Cien años de soledad

Piedad Bonnett
04 de diciembre de 2016 - 02:00 a. m.

"A nadie se le había ocurrido pensar que fuera mortal”.

Estas palabras de García Márquez, referidas a la Mama Grande, pueden aplicarse a Fidel Castro, un hombre mítico, que sin embargo “fue tronchado de raíz por el trancazo de la muerte” el 25 de noviembre pasado. Con él, como ya han escrito, llegó a su fin una era, en Cuba, en Latinoamérica y en el mundo. Una era que comenzó hace cien años, en 1917, con la revolución bolchevique, y cuya mayor réplica fue la revolución cubana, que sacudió el continente e hizo nacer la esperanza de un cambio que acabara con las desigualdades sociales y con la injerencia imperialista en el llamado tercer mundo.

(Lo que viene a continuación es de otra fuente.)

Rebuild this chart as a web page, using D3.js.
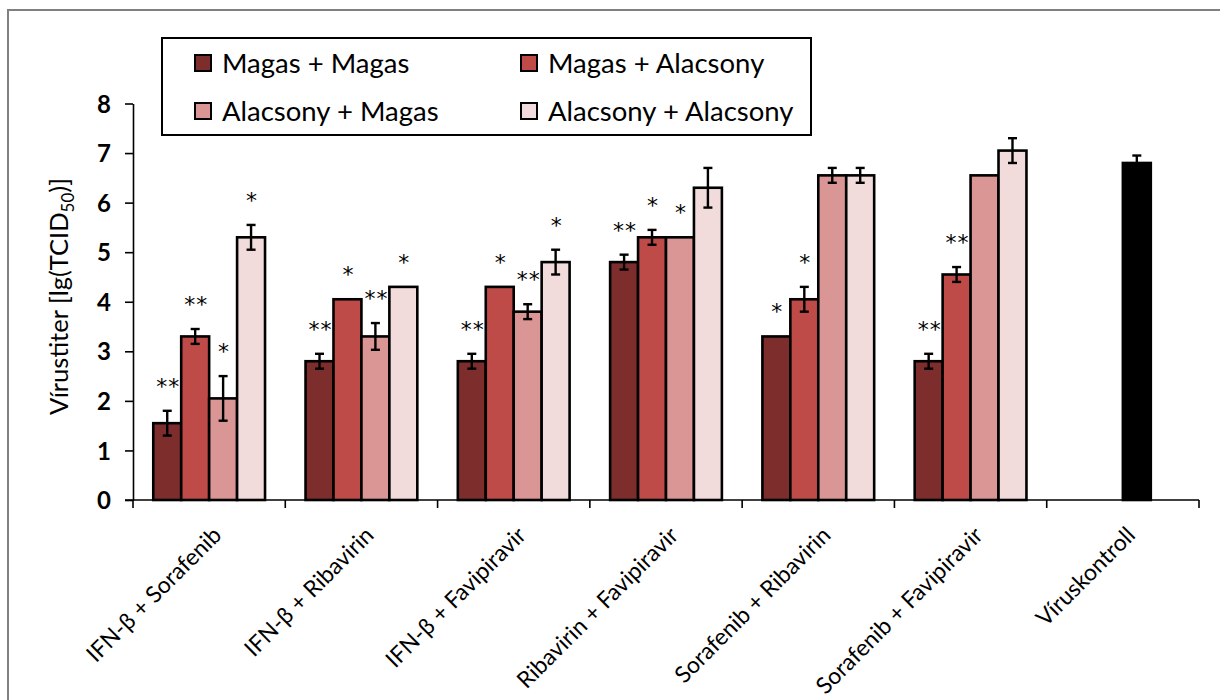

Cualquiera que haya vivido su juventud bajo el influjo de la revolución cubana sabrá de la magnitud de ese sueño. Eso le debemos a Castro, que como se sabe tuvo grandes logros en salud y educación y dio una enorme lección de dignidad y resistencia. Sin embargo, mucho antes del otoño del patriarca, el sueño se convirtió en pesadilla, en parte por el bloqueo al que Estados Unidos y sus aliados sometieron al pueblo cubano, en parte por el autoritarismo de Fidel y su aferramiento al poder, que con los días lo convirtió, primero en un tirano, y luego en un anciano de apariencia benévola que sin embargo seguía tercamente creyendo en los métodos de su régimen. “Era difícil admitir que aquel anciano irreparable fuera el mismo hombre mesiánico que en los orígenes de su régimen aparecía en los pueblos a la hora menos pensada sin más escolta que un guajiro descalzo con un machete de zafra, y un reducido séquito de diputados y senadores que él mismo designaba con el dedo según impulsos de su digestión…”, escribió García Márquez en su Otoño, y nadie podría pensar que no hablaba de Castro.

Directa o indirectamente el espíritu de la revolución cubana incidió en grupos como Montoneros y Tupamaros, en la revolución sandinista en Nicaragua, en el nacimiento del Eln e incluso en el sueño de las Farc, guerrilla campesina que nació a instancias de la violencia desatada por el asesinato de Gaitán. Pero “el mundo da vueltas en redondo”, para seguir citando a Gabriel García Márquez. Cien años de historia han permitido ver los logros y los fracasos de estas revoluciones, y el trazo del círculo que comenzó con la fe en la revolución armada como un camino. Hemos visto cómo Rusia, en los últimos 25 años, dio un viraje a una economía de mercado globalizada y a una privatización de la industria, y cómo Estados Unidos reanudó relaciones con Cuba. Por una de esas casualidades cósmicas que resultan reveladoras, en el mismo mes del año murió Fidel Castro y las Farc firmaron la paz con el gobierno de Juan Manuel Santos. La guerrilla más antigua de América reconoce hoy, después de 50 años de violencia, que el camino de las armas no es el camino. El futuro, después del derrumbamiento de los sueños, debería ser el de un liberalismo incluyente y progresista. Pero, por desgracia, lo que vemos emerger es el monstruo de la ultraderecha, su espíritu de exclusión, sus nacionalismos. Imposible no pensar otra vez en las palabras de García Márquez: “La historia de América Latina es una suma de esfuerzos desmesurados e inútiles y de dramas condenados de antemano al olvido”.